10 – Decide Who Pays for What
If you are a dependent, your parents might help you out with college costs. But make sure that you’re on the same page. For example, you might need to pay for textbooks or extras, like team uniforms or club fees. If so, you’ll need to figure out how to pay for these expenses.
09 – Consider Taking Out Private Student Loans
Your parents might not be able to pay for all your college expenses, so you might have to take out loans. Federal loans only cover so much, so you might want to look into private student loans to cover any remaining expenses.

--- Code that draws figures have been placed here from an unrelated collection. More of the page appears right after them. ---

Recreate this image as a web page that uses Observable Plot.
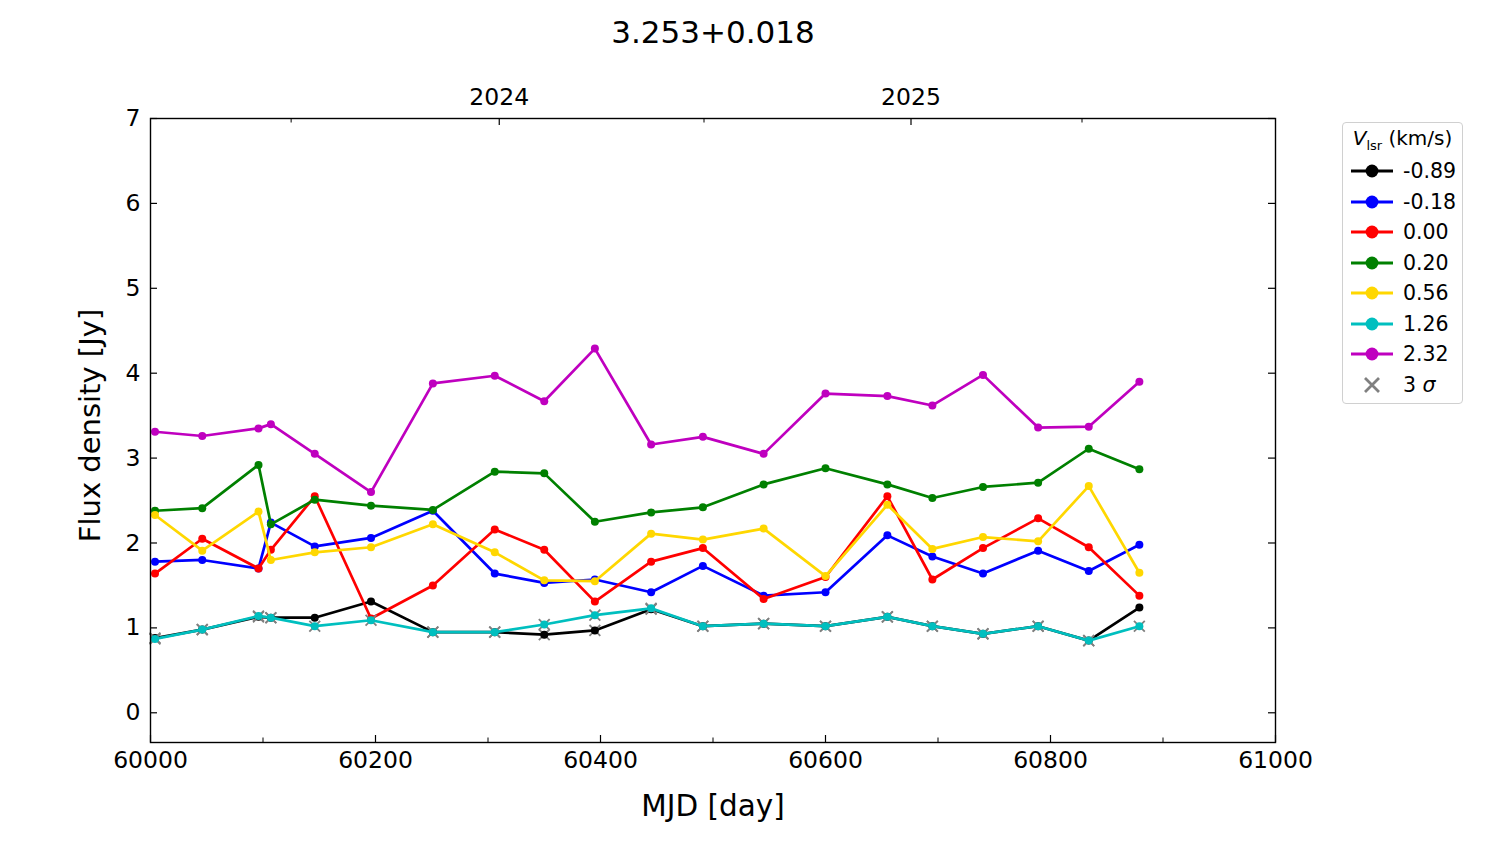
<!DOCTYPE html>
<html>
<head>
<meta charset="utf-8">
<script src="https://cdn.jsdelivr.net/npm/d3@7"></script>
<script src="https://cdn.jsdelivr.net/npm/@observablehq/plot@0.6"></script>
<style>
  html, body { margin: 0; padding: 0; background: #fff; }
  #wrap { position: relative; width: 1500px; height: 844px; font-family: "DejaVu Sans", sans-serif; }
  #legend { position: absolute; left: 1342px; top: 122px; width: 119px; height: 280px;
    border: 1px solid #d0d0d0; border-radius: 4px; background: #fff; box-sizing: content-box; }
  #legend .ttl { position: absolute; left: 0; width: 119px; top: 3px; text-align: center; font-size: 20px; line-height: 24px; }
  #legend .row { position: absolute; left: 6px; height: 30px; display: flex; align-items: center; }
  #legend .row span { font-size: 20.5px; margin-left: 10px; }
</style>
</head>
<body>
<div id="wrap"><div id="chart"></div><div id="legend"></div></div>
<script>
// ---- data ----
const mjd = [60004, 60046, 60096, 60107, 60146, 60196, 60251, 60306, 60350, 60395,
             60445, 60491, 60545, 60600, 60655, 60695, 60740, 60789, 60834, 60879];
const vlsr = ["-0.89", "-0.18", "0.00", "0.20", "0.56", "1.26", "2.32"];
const colors = ["#000000", "#0000ff", "#ff0000", "#008000", "#ffd700", "#00bfbf", "#bf00bf"];

const fluxM089 = [0.88, 0.98, 1.13, 1.12, 1.12, 1.31, 0.95, 0.95, 0.92, 0.97,
                  1.22, 1.02, 1.05, 1.02, 1.13, 1.02, 0.93, 1.02, 0.85, 1.24];
const fluxM018 = [1.78, 1.80, 1.70, 2.24, 1.96, 2.06, 2.38, 1.64, 1.53, 1.57,
                  1.42, 1.73, 1.38, 1.42, 2.09, 1.84, 1.64, 1.91, 1.67, 1.98];
const flux000  = [1.64, 2.05, 1.70, 1.92, 2.55, 1.11, 1.50, 2.16, 1.92, 1.31,
                  1.78, 1.94, 1.34, 1.60, 2.55, 1.57, 1.94, 2.29, 1.95, 1.38];
const flux020  = [2.38, 2.41, 2.92, 2.22, 2.51, 2.44, 2.39, 2.84, 2.82, 2.25,
                  2.36, 2.42, 2.69, 2.88, 2.69, 2.53, 2.66, 2.71, 3.11, 2.87];
const flux056  = [2.33, 1.91, 2.37, 1.80, 1.89, 1.95, 2.22, 1.89, 1.56, 1.55,
                  2.11, 2.04, 2.17, 1.61, 2.45, 1.93, 2.07, 2.02, 2.67, 1.65];
const flux126  = [0.87, 0.98, 1.14, 1.12, 1.02, 1.09, 0.95, 0.95, 1.04, 1.15,
                  1.23, 1.02, 1.05, 1.02, 1.13, 1.02, 0.93, 1.02, 0.85, 1.02];
const flux232  = [3.31, 3.26, 3.35, 3.40, 3.05, 2.60, 3.88, 3.97, 3.67, 4.29,
                  3.16, 3.25, 3.05, 3.76, 3.73, 3.62, 3.98, 3.36, 3.37, 3.90];
// 3-sigma upper-limit flags (1 = value is a 3 sigma limit)
const sigM089 = [1, 1, 1, 1, 0, 0, 1, 1, 1, 1, 1, 1, 1, 1, 1, 1, 1, 1, 1, 0];
const sigM018 = [0, 0, 0, 0, 0, 0, 0, 0, 0, 0, 0, 0, 0, 0, 0, 0, 0, 0, 0, 0];
const sig000  = [0, 0, 0, 0, 0, 0, 0, 0, 0, 0, 0, 0, 0, 0, 0, 0, 0, 0, 0, 0];
const sig020  = [0, 0, 0, 0, 0, 0, 0, 0, 0, 0, 0, 0, 0, 0, 0, 0, 0, 0, 0, 0];
const sig056  = [0, 0, 0, 0, 0, 0, 0, 0, 0, 0, 0, 0, 0, 0, 0, 0, 0, 0, 0, 0];
const sig126  = [1, 1, 1, 1, 1, 1, 1, 1, 1, 1, 1, 1, 1, 1, 1, 1, 1, 1, 1, 1];
const sig232  = [0, 0, 0, 0, 0, 0, 0, 0, 0, 0, 0, 0, 0, 0, 0, 0, 0, 0, 0, 0];

const xMajor = [60000, 60200, 60400, 60600, 60800, 61000];
const xMinor = [60100, 60300, 60500, 60700, 60900];
const yMajor = [0, 1, 2, 3, 4, 5, 6, 7];
const yearTicks = [60310, 60676];
const yearLabels = ["2024", "2025"];
const yearMinor = [60125, 60492, 60828];
const title = "3.253+0.018";
const xLabel = "MJD [day]";
const yLabel = "Flux density [Jy]";

// ---- build ----
const fluxes = [fluxM089, fluxM018, flux000, flux020, flux056, flux126, flux232];
const sigmas = [sigM089, sigM018, sig000, sig020, sig056, sig126, sig232];
const series = fluxes.map((f, i) => f.map((v, j) => ({mjd: mjd[j], flux: v, sig: sigmas[i][j], s: vlsr[i]})));

const W = 1500, H = 844, ML = 150, MR = 225, MT = 118, MB = 102;
const FW = W - ML - MR, FH = H - MT - MB;
const TMAJ = 7, TMIN = 4.5;

const marks = [];
series.forEach((rows, i) => {
  marks.push(Plot.line(rows, {x: "mjd", y: "flux", stroke: colors[i], strokeWidth: 2.7}));
  const lim = rows.filter(d => d.sig);
  if (lim.length) marks.push(Plot.dot(lim, {x: "mjd", y: "flux", symbol: "times", r: 5, stroke: "#808080", strokeWidth: 1.8}));
  marks.push(Plot.dot(rows, {x: "mjd", y: "flux", r: 4, fill: colors[i]}));
});

const chart = Plot.plot({
  width: W, height: H,
  marginLeft: ML, marginRight: MR, marginTop: MT, marginBottom: MB,
  style: {fontFamily: "DejaVu Sans, sans-serif", background: "white", color: "black", overflow: "visible"},
  x: {domain: [60000, 61000], axis: null},
  y: {domain: [-0.35, 7], axis: null},
  marks: [
    ...marks,
    Plot.frame({stroke: "black", strokeWidth: 1.4}),
    // bottom ticks (inward)
    Plot.ruleX(xMajor, {x: d => d, insetTop: FH - TMAJ, stroke: "black", strokeWidth: 1.2}),
    Plot.ruleX(xMinor, {x: d => d, insetTop: FH - TMIN, stroke: "black", strokeWidth: 1}),
    Plot.text(xMajor, {x: d => d, text: d => String(d), frameAnchor: "bottom", lineAnchor: "middle", dy: 18, fontSize: 23.5, fill: "black"}),
    // top year axis
    Plot.ruleX(yearTicks, {x: d => d, insetBottom: FH - TMAJ, stroke: "black", strokeWidth: 1.2}),
    Plot.ruleX(yearMinor, {x: d => d, insetBottom: FH - TMIN, stroke: "black", strokeWidth: 1}),
    Plot.text(yearTicks, {x: d => d, text: (d, i) => yearLabels[i], frameAnchor: "top", lineAnchor: "middle", dy: -21, fontSize: 23.5, fill: "black"}),
    // y ticks left & right (inward)
    Plot.ruleY(yMajor, {y: d => d, insetRight: FW - TMAJ, stroke: "black", strokeWidth: 1.2}),
    Plot.ruleY(yMajor, {y: d => d, insetLeft: FW - TMAJ, stroke: "black", strokeWidth: 1.2}),
    Plot.text(yMajor, {y: d => d, text: d => String(d), frameAnchor: "left", textAnchor: "end", lineAnchor: "middle", dx: -10, fontSize: 23.5, fill: "black"}),
    // labels and title
    Plot.text([xLabel], {text: d => d, frameAnchor: "bottom", lineAnchor: "middle", dy: 64, fontSize: 29.5, fill: "black"}),
    Plot.text([yLabel], {text: d => d, frameAnchor: "left", textAnchor: "middle", lineAnchor: "middle", rotate: -90, dx: -60, dy: -5, fontSize: 29, fill: "black"}),
    Plot.text([title], {text: d => d, frameAnchor: "top", lineAnchor: "middle", dy: -85, fontSize: 31, fill: "black"})
  ]
});
document.getElementById("chart").appendChild(chart);

// ---- legend ----
const legend = document.getElementById("legend");
const ttl = document.createElement("div");
ttl.className = "ttl";
ttl.innerHTML = '<i>V</i><sub style="font-size:13px">lsr</sub> (km/s)';
legend.appendChild(ttl);
const ns = "http://www.w3.org/2000/svg";
const entries = vlsr.map((v, i) => ({label: v, color: colors[i], kind: "dot"}))
  .concat([{label: "3 <i>σ</i>", color: "#808080", kind: "x"}]);
entries.forEach((e, i) => {
  const row = document.createElement("div");
  row.className = "row";
  row.style.top = (33 + i * 30.5) + "px";
  const svg = document.createElementNS(ns, "svg");
  svg.setAttribute("width", 44); svg.setAttribute("height", 16);
  if (e.kind === "dot") {
    const l = document.createElementNS(ns, "line");
    l.setAttribute("x1", 2); l.setAttribute("x2", 44); l.setAttribute("y1", 8); l.setAttribute("y2", 8);
    l.setAttribute("stroke", e.color); l.setAttribute("stroke-width", 2.8);
    svg.appendChild(l);
    const c = document.createElementNS(ns, "circle");
    c.setAttribute("cx", 23); c.setAttribute("cy", 8); c.setAttribute("r", 6.4); c.setAttribute("fill", e.color);
    svg.appendChild(c);
  } else {
    const p = document.createElementNS(ns, "path");
    p.setAttribute("d", "M16,1 L30,15 M30,1 L16,15");
    p.setAttribute("stroke", e.color); p.setAttribute("stroke-width", 2.8); p.setAttribute("fill", "none");
    svg.appendChild(p);
  }
  row.appendChild(svg);
  const sp = document.createElement("span");
  sp.innerHTML = e.label;
  row.appendChild(sp);
  legend.appendChild(row);
});
</script>
</body>
</html>
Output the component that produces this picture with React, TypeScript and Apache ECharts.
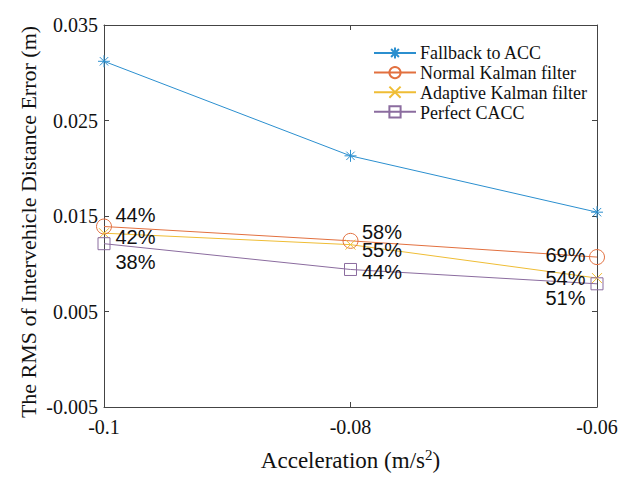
import React, { useEffect, useRef } from "react";
import * as echarts from "echarts";

const accelerations = [-0.1, -0.08, -0.06];
const fallbackRms = [0.0312, 0.0213, 0.0154];
const normalRms = [0.0139, 0.0124, 0.0107];
const adaptiveRms = [0.0132, 0.012, 0.0085];
const perfectRms = [0.0121, 0.0094, 0.0079];
const normalPct = ["44%", "58%", "69%"];
const adaptivePct = ["42%", "55%", "54%"];
const perfectPct = ["38%", "44%", "51%"];
const seriesNames = ["Fallback to ACC", "Normal Kalman filter", "Adaptive Kalman filter", "Perfect CACC"];
const yTicks = { min: -0.005, max: 0.035, interval: 0.01 };
const xTicks = { min: -0.1, max: -0.06, interval: 0.02 };
const yTitle = "The RMS of Intervehicle Distance Error (m)";

const STAR = "path://M0,-10L0,10M-10,0L10,0M-7,-7L7,7M-7,7L7,-7";
const CROSS = "path://M-10,-10L10,10M-10,10L10,-10";

const serif = "Liberation Serif";
const sans = "Liberation Sans";

type LabelPos = [string, [number, number]];
const normalLabelLayout: LabelPos[] = [["right", [0, -12]], ["right", [0, -9]], ["left", [0, -2]]];
const adaptiveLabelLayout: LabelPos[] = [["right", [0, 4]], ["right", [0, 5]], ["left", [0, 0]]];
const perfectLabelLayout: LabelPos[] = [["right", [0, 18]], ["right", [0, 3]], ["left", [0, 14]]];

const LEGEND_LEFT = 373;
const LEGEND_TOP = 46;
const LEGEND_ROW = 20;

function makeSeries(
  name: string,
  values: number[],
  color: string,
  symbol: string,
  symbolSize: number,
  pct?: string[],
  layout?: LabelPos[]
) {
  const dist = 11 - symbolSize / 2;
  return {
    name,
    type: "line",
    symbol,
    symbolSize,
    showAllSymbol: true,
    color,
    lineStyle: { color, width: 1 },
    itemStyle: { color: "transparent", borderColor: color, borderWidth: 1 },
    emphasis: { disabled: true },
    data: values.map((v, i) => {
      const item: any = { value: [accelerations[i], v] };
      if (pct && layout) {
        item.label = {
          show: true,
          formatter: pct[i],
          position: layout[i][0],
          offset: layout[i][1],
          distance: dist,
          fontFamily: sans,
          fontSize: 20,
          color: "#111",
        };
      }
      return item;
    }),
  };
}

export default function App() {
  const ref = useRef<HTMLDivElement>(null);
  useEffect(() => {
    if (!ref.current) return;
    const chart = echarts.init(ref.current, undefined, { renderer: "svg" });
    const axisLine = { show: true, onZero: false, lineStyle: { color: "#444", width: 1 } };
    const tick = { show: true, inside: true, length: 5, lineStyle: { color: "#444" } };
    const yFmt = (v: number) => v.toFixed(3);
    const xFmt = (v: number) => String(parseFloat(v.toFixed(2)));
    const legendTexts = seriesNames.map((n, i) => ({
      type: "text",
      x: LEGEND_LEFT + 47,
      y: LEGEND_TOP + 7 + i * LEGEND_ROW,
      style: {
        text: n,
        fontFamily: serif,
        fontSize: 18,
        fill: "#111",
        align: "left",
        verticalAlign: "middle",
      },
    }));
    chart.setOption({
      animation: false,
      backgroundColor: "#fff",
      grid: { left: 104, right: 35, top: 25, bottom: 69, containLabel: false },
      legend: {
        orient: "vertical",
        left: LEGEND_LEFT,
        top: LEGEND_TOP,
        padding: 0,
        itemWidth: 42,
        itemHeight: 14,
        itemGap: LEGEND_ROW - 14,
        formatter: () => "",
        selectedMode: false,
        data: seriesNames,
      },
      graphic: [
        {
          type: "text",
          x: 28,
          y: 222,
          rotation: Math.PI / 2,
          style: {
            text: yTitle,
            fontFamily: serif,
            fontSize: 22,
            fill: "#111",
            align: "center",
            verticalAlign: "middle",
          },
        },
        ...legendTexts,
      ],
      xAxis: [
        {
          type: "value",
          min: xTicks.min,
          max: xTicks.max,
          interval: xTicks.interval,
          axisLine,
          axisTick: tick,
          splitLine: { show: false },
          axisLabel: { formatter: xFmt, fontFamily: serif, fontSize: 20, color: "#111", margin: 10 },
          name: "{a|Acceleration (m/s}{s|2}{a|)}",
          nameLocation: "middle",
          nameGap: 40,
          nameTextStyle: {
            rich: {
              a: { fontFamily: serif, fontSize: 23, color: "#111", verticalAlign: "bottom" },
              s: { fontFamily: serif, fontSize: 15, color: "#111", verticalAlign: "top", padding: [0, 0, 10, 0] },
            },
          },
        },
        {
          type: "value",
          position: "top",
          min: xTicks.min,
          max: xTicks.max,
          interval: xTicks.interval,
          axisLine,
          axisTick: tick,
          axisLabel: { show: false },
          splitLine: { show: false },
        },
      ],
      yAxis: [
        {
          type: "value",
          min: yTicks.min,
          max: yTicks.max,
          interval: yTicks.interval,
          axisLine,
          axisTick: tick,
          splitLine: { show: false },
          axisLabel: { formatter: yFmt, fontFamily: serif, fontSize: 20, color: "#111", margin: 6 },
        },
        {
          type: "value",
          position: "right",
          min: yTicks.min,
          max: yTicks.max,
          interval: yTicks.interval,
          axisLine,
          axisTick: tick,
          axisLabel: { show: false },
          splitLine: { show: false },
        },
      ],
      series: [
        makeSeries(seriesNames[0], fallbackRms, "#2b8fcf", STAR, 12),
        makeSeries(seriesNames[1], normalRms, "#e2703f", "circle", 15, normalPct, normalLabelLayout),
        makeSeries(seriesNames[2], adaptiveRms, "#efbd35", CROSS, 10, adaptivePct, adaptiveLabelLayout),
        makeSeries(seriesNames[3], perfectRms, "#8b6c9f", "rect", 12, perfectPct, perfectLabelLayout),
      ],
    });
    return () => chart.dispose();
  }, []);
  return <div ref={ref} style={{ position: "fixed", left: 0, top: 0, width: 632, height: 477 }} />;
}
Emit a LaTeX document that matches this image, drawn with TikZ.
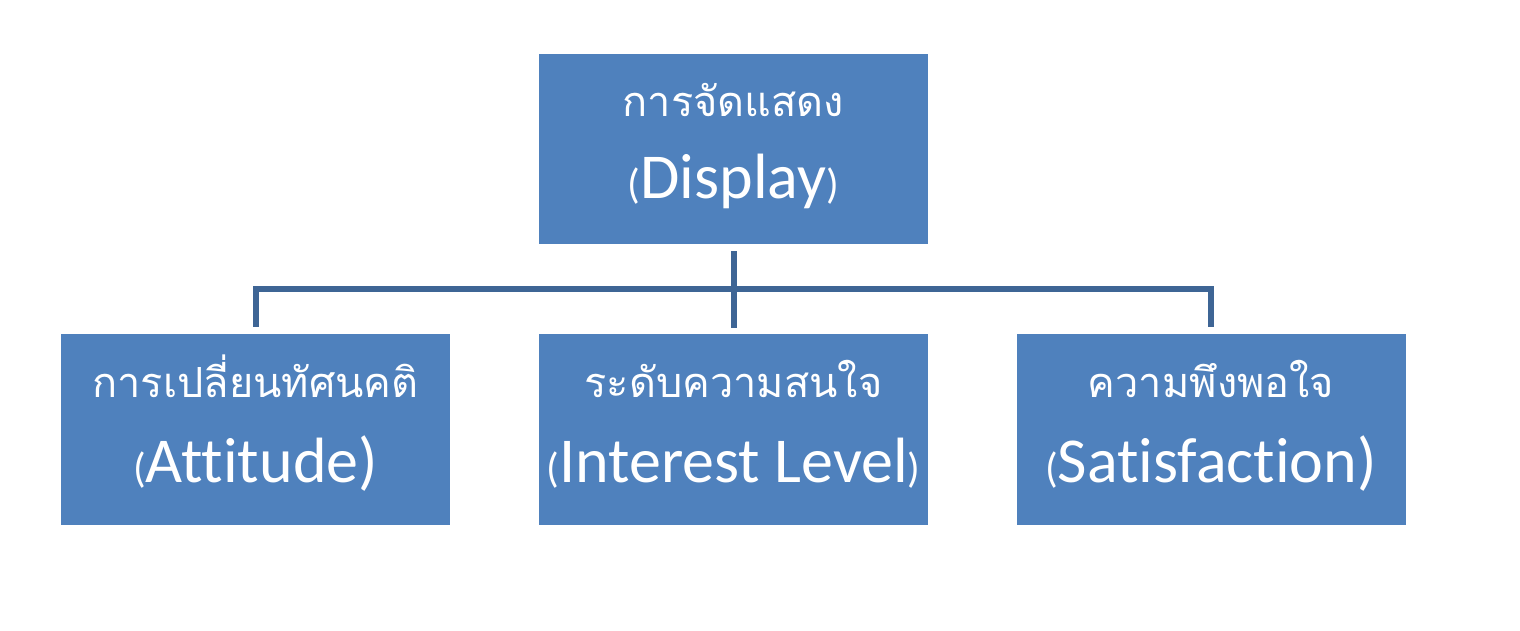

08 – Don’t Forget About Deadlines
Meeting the deadlines for applying for financial aid will help you get as much money as you can. Keep track of them in a spreadsheet or notebook. Look at the deadlines for important scholarships or loans too.
07 – Look for a Job
Getting a part-time job can help you pay for textbooks or nights out with your friends. Look for a flexible job that will fit around your schedule. Many schools have offices that help you find work on or near campus.
06 – Make a Budget
Whether your money is coming from a job, a loan, or your parents, think about where that money will go. Make a list of your expenses, including things you don’t need but would like. Don’t forget to allocate a portion toward savings.
05 – Get a Checking Account
If you haven’t already, now is the time to open a checking account. Make sure you can get online access and that it’s FDIC insured. The best one won’t have a minimum balance and will have few to no fees since it’s hard for students to meet these requirements.
04 – Get a Credit Card
Credit cards are useful for emergency expenses and making purchases for college-related costs. You might use a debit card or a parent’s card for normal purchases, but this is a great time to start establishing your own credit.
03 – Challenge Yourself in High School
Getting good grades in high school will prepare you for college-level work. But a better GPA might also help with tuition. Some scholarships and grants are awarded based on academic performance, and you don’t have to pay this money back.
02 – Get the Right Financial Apps
Between work, a social life, and classes, there will be times when you need to manage your finances on the go. Many banks offer mobile apps that will let you handle basic needs, like transferring funds and cashing paper checks. Some apps also let you pay bills, open investment accounts, and manage credit cards.
01 – Estimate What College Will Cost
Look at the estimated net price of your degree. This is the total cost minus scholarships and grants. Some colleges have a net price calculator on their websites.